-- Task brief --
Everything from the first line of the data below through the line that contains "p2_grd = [1.7, 4.5, 7, 8, 9.5, 10, 25, 11.5]" should be written out exactly, please, and nothing more; the pictures stay out.

-- Available data --
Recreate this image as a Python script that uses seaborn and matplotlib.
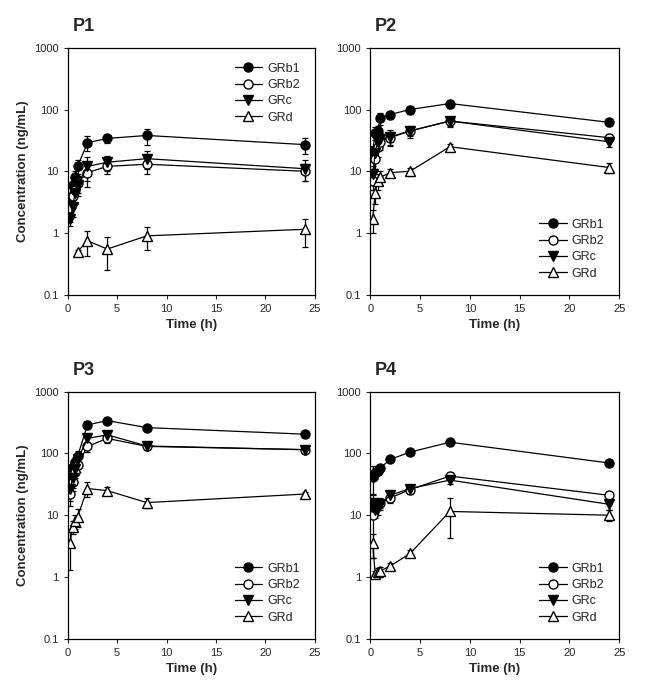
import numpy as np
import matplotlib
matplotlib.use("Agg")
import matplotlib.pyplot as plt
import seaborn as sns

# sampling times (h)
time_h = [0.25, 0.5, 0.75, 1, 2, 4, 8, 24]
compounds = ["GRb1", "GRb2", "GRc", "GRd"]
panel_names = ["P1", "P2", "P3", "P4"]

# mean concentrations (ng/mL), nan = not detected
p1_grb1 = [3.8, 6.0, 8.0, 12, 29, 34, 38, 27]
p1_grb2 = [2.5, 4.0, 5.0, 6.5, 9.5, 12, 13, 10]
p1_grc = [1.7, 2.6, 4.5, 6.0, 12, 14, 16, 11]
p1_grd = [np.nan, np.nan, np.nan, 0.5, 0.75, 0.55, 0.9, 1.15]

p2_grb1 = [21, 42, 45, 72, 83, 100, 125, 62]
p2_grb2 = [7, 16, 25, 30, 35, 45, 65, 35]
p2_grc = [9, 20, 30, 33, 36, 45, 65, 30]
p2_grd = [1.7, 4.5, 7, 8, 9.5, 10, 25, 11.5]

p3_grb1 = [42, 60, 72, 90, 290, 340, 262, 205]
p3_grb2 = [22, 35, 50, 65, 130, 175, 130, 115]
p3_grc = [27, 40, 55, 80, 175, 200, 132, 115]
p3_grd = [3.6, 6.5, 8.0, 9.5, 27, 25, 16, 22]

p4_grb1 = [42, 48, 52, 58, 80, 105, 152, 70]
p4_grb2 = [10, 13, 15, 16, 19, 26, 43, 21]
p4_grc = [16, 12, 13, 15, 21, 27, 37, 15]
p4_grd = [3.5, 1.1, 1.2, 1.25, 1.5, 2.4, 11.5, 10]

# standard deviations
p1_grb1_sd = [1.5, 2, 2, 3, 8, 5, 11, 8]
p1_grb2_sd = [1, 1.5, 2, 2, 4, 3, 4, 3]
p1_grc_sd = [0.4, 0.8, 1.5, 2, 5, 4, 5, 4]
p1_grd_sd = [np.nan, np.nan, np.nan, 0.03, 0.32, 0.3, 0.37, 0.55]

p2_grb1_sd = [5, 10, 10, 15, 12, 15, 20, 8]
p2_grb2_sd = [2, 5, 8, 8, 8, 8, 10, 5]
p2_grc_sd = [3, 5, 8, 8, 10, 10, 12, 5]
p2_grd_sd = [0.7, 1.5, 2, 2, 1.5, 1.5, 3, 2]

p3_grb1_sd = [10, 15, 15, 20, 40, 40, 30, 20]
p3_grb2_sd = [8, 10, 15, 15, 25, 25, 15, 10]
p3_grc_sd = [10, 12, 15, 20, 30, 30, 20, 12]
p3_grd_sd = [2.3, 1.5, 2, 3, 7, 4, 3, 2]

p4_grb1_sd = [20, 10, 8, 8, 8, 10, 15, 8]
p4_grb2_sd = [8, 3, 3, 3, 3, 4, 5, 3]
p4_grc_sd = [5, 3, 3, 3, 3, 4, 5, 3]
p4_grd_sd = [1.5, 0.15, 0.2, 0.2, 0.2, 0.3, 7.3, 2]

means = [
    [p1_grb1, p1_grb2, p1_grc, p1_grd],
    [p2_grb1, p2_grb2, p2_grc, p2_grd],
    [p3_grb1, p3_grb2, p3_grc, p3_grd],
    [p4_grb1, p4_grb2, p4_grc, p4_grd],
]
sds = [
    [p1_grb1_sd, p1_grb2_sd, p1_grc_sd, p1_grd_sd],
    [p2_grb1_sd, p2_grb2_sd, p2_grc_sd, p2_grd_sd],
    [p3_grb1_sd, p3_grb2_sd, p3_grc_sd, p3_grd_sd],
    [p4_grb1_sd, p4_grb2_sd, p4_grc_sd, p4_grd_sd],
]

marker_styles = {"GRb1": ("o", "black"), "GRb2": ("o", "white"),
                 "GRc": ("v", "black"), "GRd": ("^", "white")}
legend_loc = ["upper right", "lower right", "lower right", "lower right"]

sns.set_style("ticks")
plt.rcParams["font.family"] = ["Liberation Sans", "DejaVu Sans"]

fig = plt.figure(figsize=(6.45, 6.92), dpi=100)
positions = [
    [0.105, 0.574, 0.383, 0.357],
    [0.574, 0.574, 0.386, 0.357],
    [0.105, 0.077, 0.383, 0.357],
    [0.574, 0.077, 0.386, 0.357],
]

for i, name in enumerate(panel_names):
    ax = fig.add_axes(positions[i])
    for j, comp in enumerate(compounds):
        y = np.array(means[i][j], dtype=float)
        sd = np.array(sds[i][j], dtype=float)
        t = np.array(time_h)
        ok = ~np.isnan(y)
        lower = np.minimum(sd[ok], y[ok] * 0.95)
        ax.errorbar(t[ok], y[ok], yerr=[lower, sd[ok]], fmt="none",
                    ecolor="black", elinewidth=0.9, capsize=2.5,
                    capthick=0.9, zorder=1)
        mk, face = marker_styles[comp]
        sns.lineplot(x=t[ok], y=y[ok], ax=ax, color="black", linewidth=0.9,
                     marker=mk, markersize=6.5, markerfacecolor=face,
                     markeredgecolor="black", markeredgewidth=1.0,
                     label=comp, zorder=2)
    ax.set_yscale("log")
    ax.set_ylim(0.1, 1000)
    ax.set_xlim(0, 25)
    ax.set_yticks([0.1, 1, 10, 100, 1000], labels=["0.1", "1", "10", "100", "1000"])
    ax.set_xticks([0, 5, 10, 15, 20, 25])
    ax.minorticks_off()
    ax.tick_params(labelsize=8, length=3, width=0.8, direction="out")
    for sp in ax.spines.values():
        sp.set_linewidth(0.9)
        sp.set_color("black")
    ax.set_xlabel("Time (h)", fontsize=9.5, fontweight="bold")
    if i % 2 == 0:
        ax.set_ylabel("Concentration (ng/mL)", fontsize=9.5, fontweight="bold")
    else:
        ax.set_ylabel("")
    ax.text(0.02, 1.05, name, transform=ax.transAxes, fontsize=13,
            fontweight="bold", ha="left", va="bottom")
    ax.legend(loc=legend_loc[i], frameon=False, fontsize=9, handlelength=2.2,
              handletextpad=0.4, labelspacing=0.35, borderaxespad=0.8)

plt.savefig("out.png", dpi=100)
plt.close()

-- Exercise output --
Recreate this image as a Python script that uses seaborn and matplotlib.
import numpy as np
import matplotlib
matplotlib.use("Agg")
import matplotlib.pyplot as plt
import seaborn as sns

# sampling times (h)
time_h = [0.25, 0.5, 0.75, 1, 2, 4, 8, 24]
compounds = ["GRb1", "GRb2", "GRc", "GRd"]
panel_names = ["P1", "P2", "P3", "P4"]

# mean concentrations (ng/mL), nan = not detected
p1_grb1 = [3.8, 6.0, 8.0, 12, 29, 34, 38, 27]
p1_grb2 = [2.5, 4.0, 5.0, 6.5, 9.5, 12, 13, 10]
p1_grc = [1.7, 2.6, 4.5, 6.0, 12, 14, 16, 11]
p1_grd = [np.nan, np.nan, np.nan, 0.5, 0.75, 0.55, 0.9, 1.15]

p2_grb1 = [21, 42, 45, 72, 83, 100, 125, 62]
p2_grb2 = [7, 16, 25, 30, 35, 45, 65, 35]
p2_grc = [9, 20, 30, 33, 36, 45, 65, 30]
p2_grd = [1.7, 4.5, 7, 8, 9.5, 10, 25, 11.5]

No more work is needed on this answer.